[STATED GOAL]: Starting at the first line of the listing below, repeat each line exactly until the line containing "const labelLH = [38, 42, 35, 37];", which you include. Leave out pictures.

[DATA SECTION]:
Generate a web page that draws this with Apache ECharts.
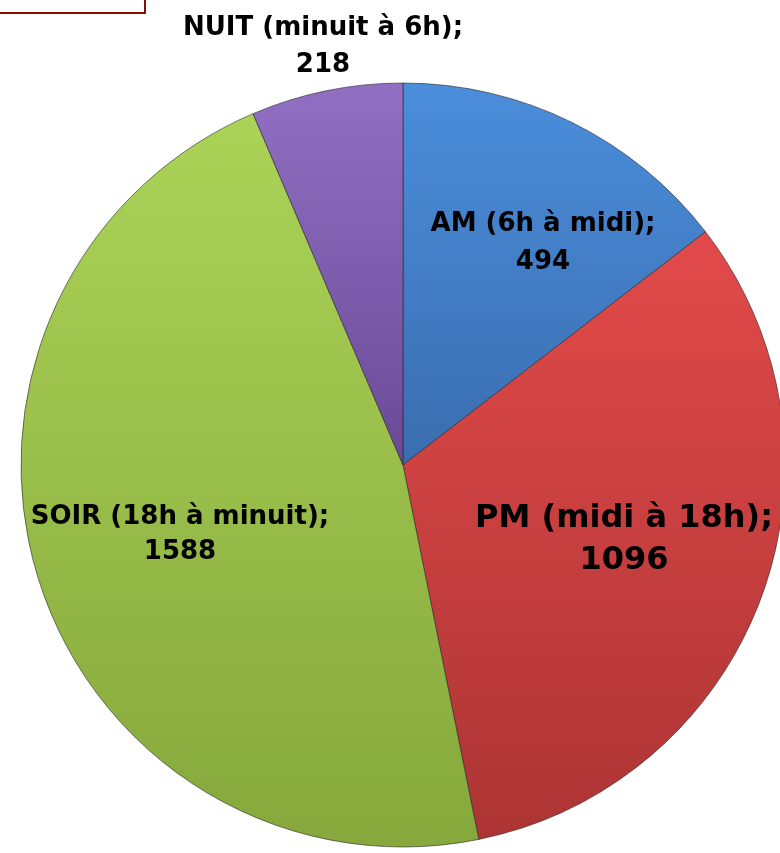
<!DOCTYPE html>
<html><head><meta charset="utf-8">
<script src="https://cdn.jsdelivr.net/npm/echarts@6/dist/echarts.min.js"></script>
<style>html,body{margin:0;padding:0;background:#fff}#c{width:780px;height:853px}</style>
</head><body><div id="c"></div>
<script>
const categories = ['AM (6h à midi)', 'PM (midi à 18h)', 'SOIR (18h à minuit)', 'NUIT (minuit à 6h)'];
const values = [494, 1096, 1588, 218];

const gradColors = [['#4b8edb', '#3a6daf'], ['#e24a4a', '#ad3434'], ['#abd357', '#86a83c'], ['#9170c4', '#6a4a96']];
const labelPos = [[543, 243], [624, 540], [180, 535], [323, 47]];
const labelSize = [26, 32, 26, 26];
const labelLH = [38, 42, 35, 37];

const chart = echarts.init(document.getElementById('c'));
chart.setOption({
  animation: false,
  graphic: [{type: 'rect', shape: {x: -5, y: -5, width: 150, height: 18}, style: {fill: 'none', stroke: '#8b0a0a', lineWidth: 2}}],
  series: [{
    type: 'pie',
    center: [403, 465],
    radius: 382,
    startAngle: 90,
    clockwise: true,
    data: categories.map((c, i) => ({
      name: c, value: values[i],
      itemStyle: {color: new echarts.graphic.LinearGradient(0, 0, 0, 1, [{offset: 0, color: gradColors[i][0]}, {offset: 1, color: gradColors[i][1]}])},
      label: {fontSize: labelSize[i], lineHeight: labelLH[i]}
    })),
    itemStyle: {borderColor: 'rgba(40,40,40,0.6)', borderWidth: 1},
    label: {
      show: true, position: 'inside', formatter: '{b};\n{c}',
      color: '#000', fontWeight: 'bold', fontFamily: 'DejaVu Sans', align: 'center', verticalAlign: 'middle'
    },
    labelLine: {show: false},
    labelLayout: p => ({x: labelPos[p.dataIndex][0], y: labelPos[p.dataIndex][1], align: 'center', verticalAlign: 'middle'})
  }]
});
</script></body></html>
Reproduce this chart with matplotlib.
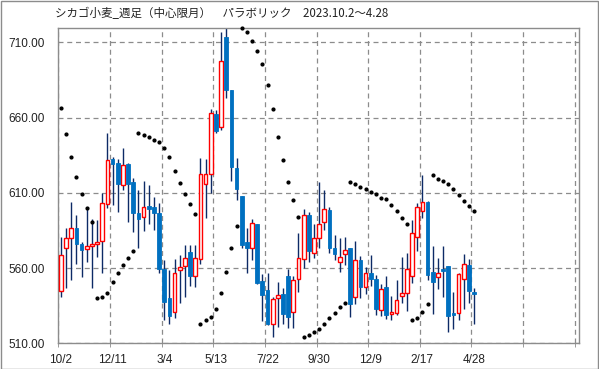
import matplotlib
matplotlib.use("Agg")
import matplotlib.pyplot as plt
from matplotlib.patches import Rectangle
import numpy as np

title = "シカゴ小麦_週足（中心限月）　パラボリック　2023.10.2～4.28"
tick_labels = ["10/2", "12/11", "3/4", "5/13", "7/22", "9/30", "12/9", "2/17", "4/28"]
y_ticks = [510, 560, 610, 660, 710]

opens = [545.0, 573.0, 579.7, 586.3, 575.7, 572.8, 574.9, 575.7, 578.1, 602.3,
         632.4, 629.5, 614.9, 629.1, 617.3, 596.5, 593.6, 601.2, 600.5, 596.5,
         559.2, 540.0, 530.9, 559.0, 561.5, 570.8, 555.0, 565.7, 615.6, 622.2,
         662.1, 653.9, 713.7, 678.3, 626.2, 607.8, 577.2, 573.6, 589.1, 551.3,
         545.3, 523.0, 540.3, 542.5, 554.6, 530.9, 552.4, 565.7, 595.2, 570.1,
         579.7, 590.3, 598.5, 573.2, 564.1, 569.1, 573.0, 540.9, 565.2, 547.5,
         557.0, 552.4, 532.0, 547.3, 529.8, 530.2, 541.5, 543.1, 554.8, 580.8,
         598.1, 603.8, 557.7, 554.2, 559.3, 561.3, 530.0, 530.2, 553.0, 562.0,
         543.8]
highs = [580.5, 586.3, 604.0, 595.2, 577.4, 600.7, 592.9, 591.8, 609.6, 649.5,
         634.0, 632.6, 639.5, 630.0, 620.0, 611.8, 617.8, 615.1, 607.4, 603.4,
         565.2, 559.0, 566.0, 568.6, 575.0, 575.2, 575.2, 633.3, 632.4, 665.6,
         665.0, 717.1, 720.4, 678.5, 632.8, 608.0, 586.9, 592.5, 589.5, 556.0,
         556.4, 540.9, 551.0, 547.0, 559.7, 554.5, 583.2, 599.5, 597.0, 589.6,
         617.5, 611.8, 600.7, 582.0, 580.0, 580.3, 573.5, 577.8, 567.9, 560.4,
         569.0, 555.3, 549.7, 555.0, 541.5, 552.0, 567.2, 569.7, 592.0, 603.4,
         621.8, 604.5, 574.6, 567.0, 574.6, 561.5, 544.2, 556.8, 569.2, 566.3,
         546.7]
lows = [540.9, 546.8, 551.9, 563.0, 554.2, 564.1, 546.8, 567.5, 556.4, 600.0,
        602.0, 597.4, 611.8, 590.7, 584.1, 573.0, 584.5, 589.6, 585.0, 557.0,
        525.4, 523.0, 527.0, 537.0, 541.0, 548.0, 547.5, 563.0, 593.4, 609.6,
        649.5, 651.5, 673.2, 617.8, 605.1, 573.0, 557.0, 565.5, 549.7, 524.8,
        522.0, 514.3, 520.5, 523.0, 520.0, 520.4, 544.2, 560.2, 564.0, 566.8,
        573.5, 585.0, 569.7, 565.2, 557.5, 562.0, 527.6, 536.0, 539.8, 542.6,
        548.0, 528.7, 528.0, 526.0, 525.6, 528.7, 537.0, 531.6, 550.0, 571.5,
        593.0, 552.0, 529.8, 546.2, 541.0, 517.8, 519.8, 525.8, 533.0, 537.0,
        523.1]
closes = [568.5, 579.7, 586.3, 575.7, 571.9, 574.8, 575.9, 577.2, 602.9, 631.7,
          629.1, 615.8, 628.4, 615.8, 596.3, 592.8, 600.3, 599.3, 596.7, 559.7,
          537.6, 528.3, 556.5, 560.4, 567.0, 555.0, 567.0, 622.2, 622.2, 663.2,
          651.0, 697.6, 678.3, 627.3, 612.5, 575.2, 573.6, 590.2, 550.2, 542.0,
          523.0, 539.2, 542.3, 529.5, 527.6, 551.8, 567.0, 595.2, 571.0, 579.7,
          589.6, 599.0, 573.0, 569.1, 567.5, 572.2, 536.2, 565.2, 547.5, 557.0,
          552.4, 532.8, 546.4, 528.9, 530.8, 538.5, 543.6, 559.7, 583.0, 600.5,
          604.2, 555.3, 550.9, 556.9, 558.2, 528.2, 528.9, 555.8, 562.4, 544.8,
          543.0]
sar = [666.5, 648.8, 633.5, 620.2, 609.1, 599.6, 590.7, 539.8, 540.9, 543.7,
       550.4, 556.4, 561.7, 567.0, 571.5, 649.5, 648.2, 646.8, 644.8, 643.5,
       640.0, 633.5, 624.4, 616.2, 609.0, 602.4, 595.7, 523.1, 525.4, 527.6,
       533.1, 543.1, 557.2, 573.0, 588.1, 719.8, 717.1, 710.6, 704.4, 695.3,
       681.4, 665.4, 647.3, 631.5, 617.5, 605.0, 594.1, 514.5, 515.6, 517.8,
       519.3, 523.1, 527.0, 530.4, 533.8, 536.9, 617.3, 615.6, 613.6, 612.2,
       610.2, 609.1, 606.8, 605.6, 602.1, 597.6, 593.5, 589.6, 525.6, 527.1,
       530.5, 536.0, 621.8, 619.5, 617.8, 615.8, 612.4, 608.4, 604.5, 601.0,
       597.6]

W, H = 599, 369
fig = plt.figure(figsize=(W / 100, H / 100), dpi=100)
fig.patch.set_facecolor("white")
fig.add_artist(Rectangle((0.5 / W, 0.5 / H), (W - 1.5) / W, (H - 1.5) / H,
                         transform=fig.transFigure, fill=False,
                         edgecolor="#8c8c8c", linewidth=1.0))

ax = fig.add_axes([58.4 / W, (H - 343.3) / H, (579 - 58.4) / W, (343.3 - 28) / H])
n = len(opens)
x = np.arange(n)
o = np.array(opens); c = np.array(closes)
hi = np.array(highs); lo = np.array(lows)
up = c >= o

ax.vlines(x, lo, hi, color="#0d2a66", linewidth=1.0, zorder=2)
bw = 0.72
ax.bar(x[up], (c - o)[up], bottom=o[up], width=bw, facecolor="white",
       edgecolor="#ff0000", linewidth=1.0, zorder=3)
ax.bar(x[~up], (o - c)[~up], bottom=c[~up], width=bw, facecolor="#0070c0",
       edgecolor="#0070c0", linewidth=0.6, zorder=3)
ax.plot(x, sar, linestyle="none", marker="o", markersize=2.0,
        color="black", zorder=4, clip_on=False)

ax.set_xlim(-0.5, 100.33)
ax.set_ylim(510, 719.5)
ax.set_yticks(y_ticks)
ax.set_yticklabels([f"{v:.2f}" for v in y_ticks])
ax.set_xticks(np.arange(0, 81, 10))
ax.set_xticklabels(tick_labels)
ax.set_xticks(np.arange(-0.5, 100, 10), minor=True)
ax.tick_params(axis="x", which="major", length=0, pad=8, labelsize=8.5, colors="#222222")
ax.tick_params(axis="x", which="minor", length=3, color="#8c8c8c")
ax.tick_params(axis="y", length=0, pad=10, labelsize=8.5, colors="#222222")
for lab in ax.get_xticklabels() + ax.get_yticklabels():
    lab.set_family(["Liberation Sans", "DejaVu Sans"])
ax.grid(True, axis="y", which="major", color="#8c8c8c", linestyle=(0, (4, 3)), linewidth=0.9)
ax.grid(True, axis="x", which="minor", color="#8c8c8c", linestyle=(0, (4, 3)), linewidth=0.9)
ax.set_axisbelow(True)
for s in ax.spines.values():
    s.set_color("#8c8c8c")
    s.set_linewidth(1.0)

fig.text(55 / W, 1 - 14 / H, title, ha="left", va="center", fontsize=8.3,
         family=["Noto Sans CJK JP", "DejaVu Sans"], color="#222222")

fig.savefig("out.png", dpi=100)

[FULL ANSWER]:
Generate a web page that draws this with Apache ECharts.
<!DOCTYPE html>
<html><head><meta charset="utf-8">
<script src="https://cdn.jsdelivr.net/npm/echarts@6/dist/echarts.min.js"></script>
<style>html,body{margin:0;padding:0;background:#fff}#c{width:780px;height:853px}</style>
</head><body><div id="c"></div>
<script>
const categories = ['AM (6h à midi)', 'PM (midi à 18h)', 'SOIR (18h à minuit)', 'NUIT (minuit à 6h)'];
const values = [494, 1096, 1588, 218];

const gradColors = [['#4b8edb', '#3a6daf'], ['#e24a4a', '#ad3434'], ['#abd357', '#86a83c'], ['#9170c4', '#6a4a96']];
const labelPos = [[543, 243], [624, 540], [180, 535], [323, 47]];
const labelSize = [26, 32, 26, 26];
const labelLH = [38, 42, 35, 37];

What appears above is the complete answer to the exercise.